“You just started writing a 365 page book. Make it a page turner.”
This quote is from a dear friend, Brian Perry, a talented and inspirational singer, songwriter and speaker. He regularly posts these types of messages on his Facebook Page and Instagram written on the back of his van that he calls “Hindsight”. I just saw this one yesterday and it spoke to me so I wanted to share.
You see, over the past few weeks I haven’t been blogging. I’ve touched the computer maybe 2 or 3 times. I’ve avoided social media quite a bit. My husband and I have been sick most of the holidays and my energy has been quite low. I’m still fighting it in fact. Of course we did had fun over the holidays, which kept me busy too and I chose to focus on my family as much as possible.

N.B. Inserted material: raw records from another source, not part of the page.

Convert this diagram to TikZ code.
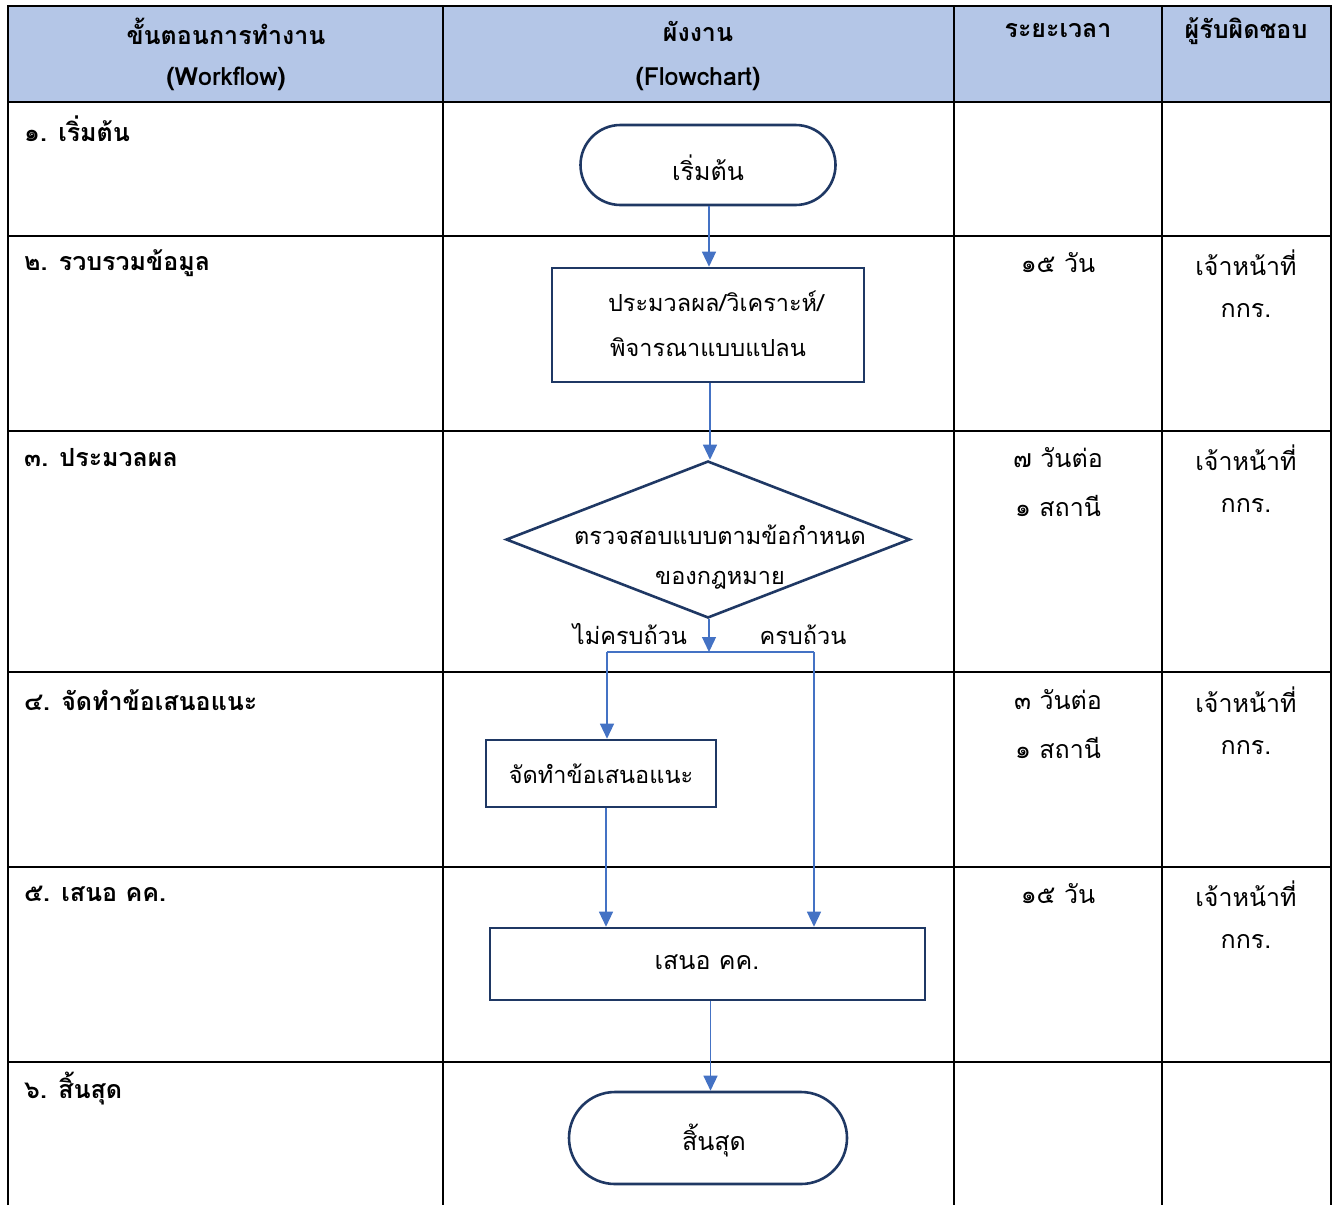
\documentclass[tikz,border=0pt]{standalone}
\usepackage{fontspec}
\setmainfont[Script=Thai]{Loma}
\usetikzlibrary{arrows.meta,shapes.geometric}
\definecolor{hdr}{HTML}{B4C6E7}
\definecolor{navy}{HTML}{1F3864}
\definecolor{arrblue}{HTML}{4472C4}
\begin{document}
\begin{tikzpicture}[x=1pt,y=-1pt,
  grid/.style={line width=2.6pt,black},
  hd/.style={font=\fontsize{25}{30}\selectfont\bfseries,anchor=center,inner sep=0},
  lab/.style={font=\fontsize{25}{30}\selectfont\bfseries,anchor=west,inner sep=0},
  txt/.style={font=\fontsize{25}{30}\selectfont,anchor=center,inner sep=0},
  stxt/.style={font=\fontsize{23.5}{28}\selectfont,anchor=center,inner sep=0},
  term/.style={draw=navy,line width=2.6pt,rounded corners=#1,inner sep=0},
  pbox/.style={draw=navy,line width=2.6pt,inner sep=0},
  dbox/.style={draw=navy,line width=2.6pt,diamond,inner sep=0},
  ln/.style={draw=arrblue,line width=1.3pt},
  arr/.style={ln,-{Triangle[width=14pt,length=15pt]}}]
\useasboundingbox (0,0) rectangle (1332,1205);
% header fill
\fill[hdr] (8,6) rectangle (1331,102);
% grid
\draw[grid] (8,1205) -- (8,6) -- (1331,6) -- (1331,1205);
\foreach \x in {443,954,1162} \draw[grid] (\x,6) -- (\x,1205);
\foreach \y in {102,236,431,672,867,1062} \draw[grid] (8,\y) -- (1331,\y);
% header texts
\node[hd] (h1a) at (226,31) {ขั้นตอนการทำงาน};
\node[hd] (h1b) at (226,79) {(Workflow)};
\node[hd] (h2a) at (698,31) {ผังงาน};
\node[hd] (h2b) at (698,79) {(Flowchart)};
\node[hd] (h3) at (1058,31) {ระยะเวลา};
\node[hd] (h4) at (1246,31) {ผู้รับผิดชอบ};
% row labels
\node[lab] (r1) at (24,129) {๑. เริ่มต้น};
\node[lab] (r2) at (24,263) {๒. รวบรวมข้อมูล};
\node[lab] (r3) at (24,458) {๓. ประมวลผล};
\node[lab] (r4) at (24,700) {๔. จัดทำข้อเสนอแนะ};
\node[lab] (r5) at (24,894) {๕. เสนอ คค.};
\node[lab] (r6) at (24,1088) {๖. สิ้นสุด};
% durations
\node[txt] (t2) at (1058,263) {๑๕ วัน};
\node[txt] (t3a) at (1058,458) {๗ วันต่อ};
\node[txt] (t3b) at (1058,506) {๑ สถานี};
\node[txt] (t4a) at (1058,700) {๓ วันต่อ};
\node[txt] (t4b) at (1058,748) {๑ สถานี};
\node[txt] (t5) at (1058,894) {๑๕ วัน};
% responsible
\foreach \n/\y in {2/263,3/458,4/700,5/894}{
  \node[txt] (p\n a) at (1246,\y) {เจ้าหน้าที่};
  \node[txt] (p\n b) at (1246,\y+48) {กกร.};
}
% flowchart
\node[term=40pt,minimum width=255pt,minimum height=80pt] (start) at (708,165) {};
\node[txt] (starttxt) at (708,168) {เริ่มต้น};
\node[pbox,minimum width=312pt,minimum height=114pt] (b1) at (708,325) {};
\node[stxt] (b1a) at (716,301) {ประมวลผล/วิเคราะห์/};
\node[stxt] (b1b) at (708,347) {พิจารณาแบบแปลน};
\node[dbox,minimum width=404pt,minimum height=157pt] (d) at (708,539.5) {};
\node[stxt] (da) at (720,535) {ตรวจสอบแบบตามข้อกำหนด};
\node[stxt] (db) at (720,580) {ของกฎหมาย};
\node[pbox,minimum width=230pt,minimum height=67pt] (b2) at (601,773.5) {};
\node[stxt] (b2t) at (601,774) {จัดทำข้อเสนอแนะ};
\node[pbox,minimum width=435pt,minimum height=72pt] (b3) at (707.5,964) {};
\node[txt] (b3t) at (707,962) {เสนอ คค.};
\node[term=46pt,minimum width=278pt,minimum height=92pt] (end) at (708,1138) {};
\node[txt] (endtxt) at (714,1140) {สิ้นสุด};
% branch labels
\node[stxt] (no) at (630,634) {ไม่ครบถ้วน};
\node[stxt] (yes) at (803,635) {ครบถ้วน};
% connectors
\coordinate (sp) at (709,652);
\coordinate (spl) at (607,652);
\coordinate (spr) at (814,652);
\draw[arr] ([xshift=1pt]start.south) -- ([xshift=1pt]start.south |- b1.north);
\draw[arr] ([xshift=2pt]b1.south) -- ([xshift=2pt]b1.south |- d.north);
\draw[arr] ([xshift=1pt]d.south) -- (sp);
\draw[ln] (spl) -- (spr);
\draw[arr] (spl) -- (spl |- b2.north);
\draw[arr] (spr) -- (spr |- b3.north);
\draw[arr] ([xshift=5pt]b2.south) -- ([xshift=5pt]b2.south |- b3.north);
\draw[arr] ([xshift=3pt]b3.south) -- ([xshift=3pt]b3.south |- end.north);
\end{tikzpicture}
\end{document}
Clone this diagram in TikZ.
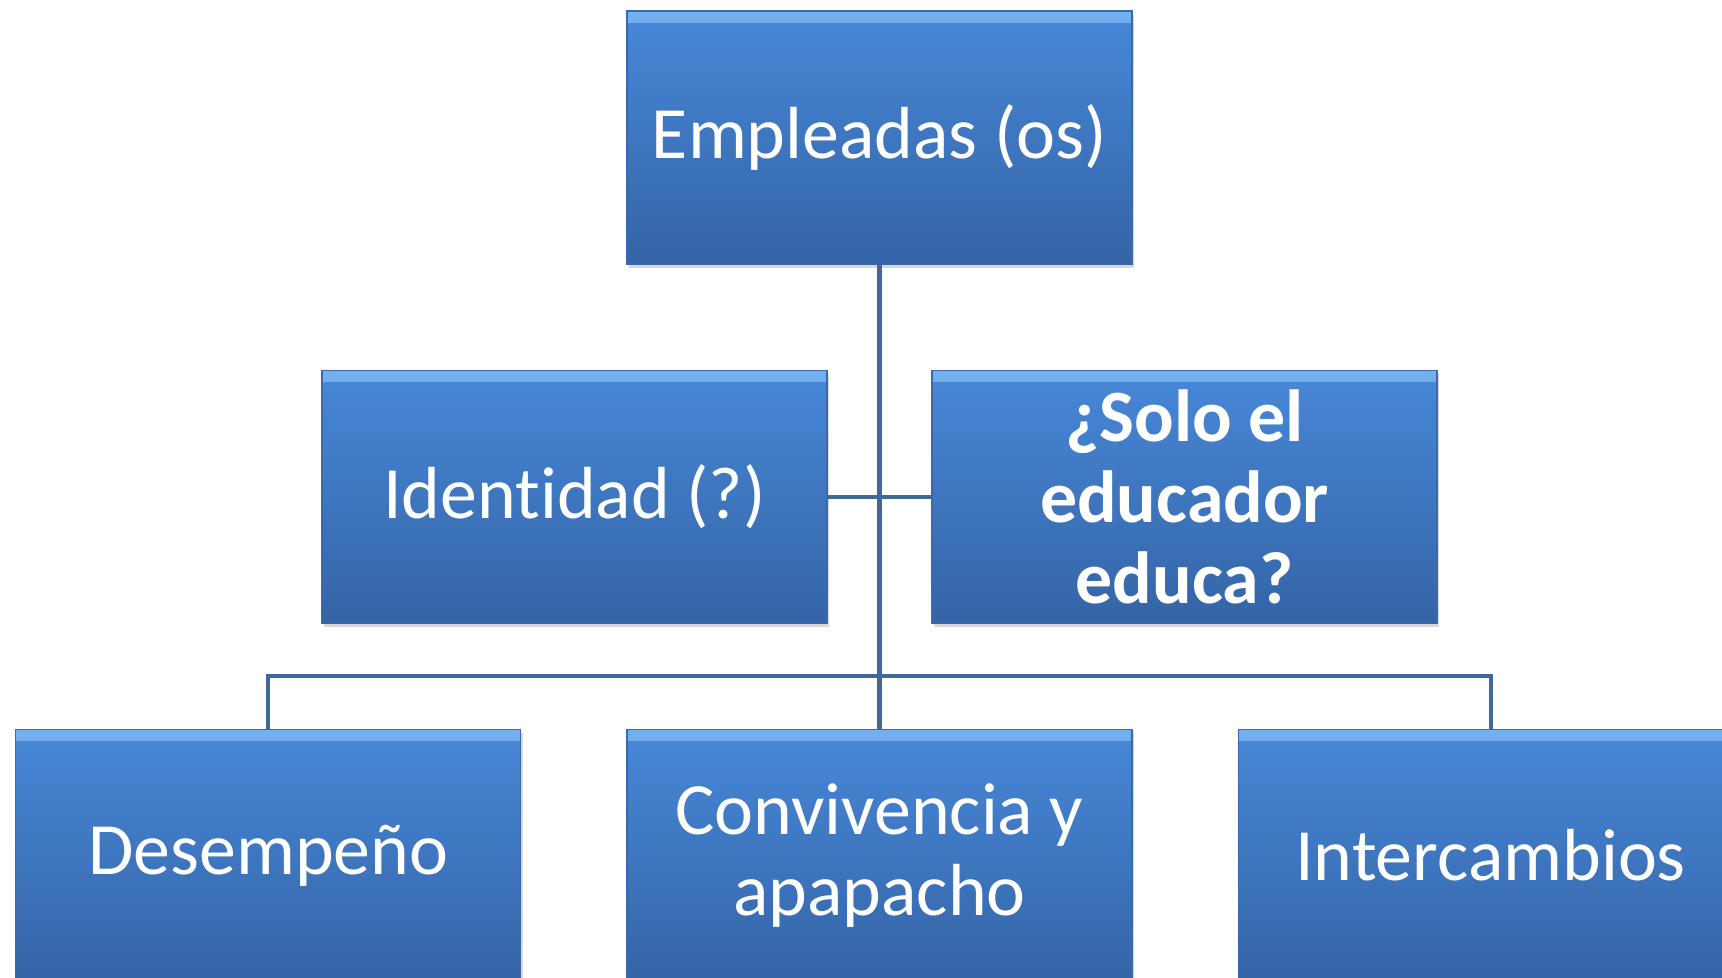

But I’ve also not been feeling very balanced emotionally/mentally. I’ve been feeling a bit of depression creeping in. I’ve had moments of mania, where I just haven’t been able to shut off my brain. I’ve had insomnia, and a few days where I didn’t really get out of bed. A lot of that was because of being sick, but I’m also quite sure being depressed didn’t help.
I *think* I’m starting to come out of it a bit. Maybe. Ok, really I’m not quite sure. With the start of the New Year, and all the talk about resolutions and making 2014 “the best year yet!” I’ve still been feeling withdrawn, wanting mostly to dive into a book and disappear inside the story.
I have blogging things to do and I just don’t want to. I’m not feeling inspired or motivated. And I HATE IT when I get this way. I’ve purposely taken the break because of it, but I also know deep down its still important to keep going. And yesterday when I had a couple of hours without the kids (they both are finally back in school) I had a few twinges of inspiration. I saw the above image and was reminded that I do want to make the most of 2014. And sitting around feeling down and uninspired isn’t the way to do it.
So I’m trying to get back on the horse, so to speak … slowly.
Are you having a hard time getting back into the groove after the holidays. Does the New Year feel a bit daunting? I have so much to look forward to. Ellie’s 4th birthday coming up (at her request, she’s having a manicures and sushi party), a visit from my mom in February, a trip to Florida for our 10-year anniversary, and a trip to the Philippines to see my brother-in-law and soon-to-be sister-in-law get married.
Those sound like “page turner” sorts of things, don’t they?
And yet I still feel sad. I guess its time to talk to my doctor again.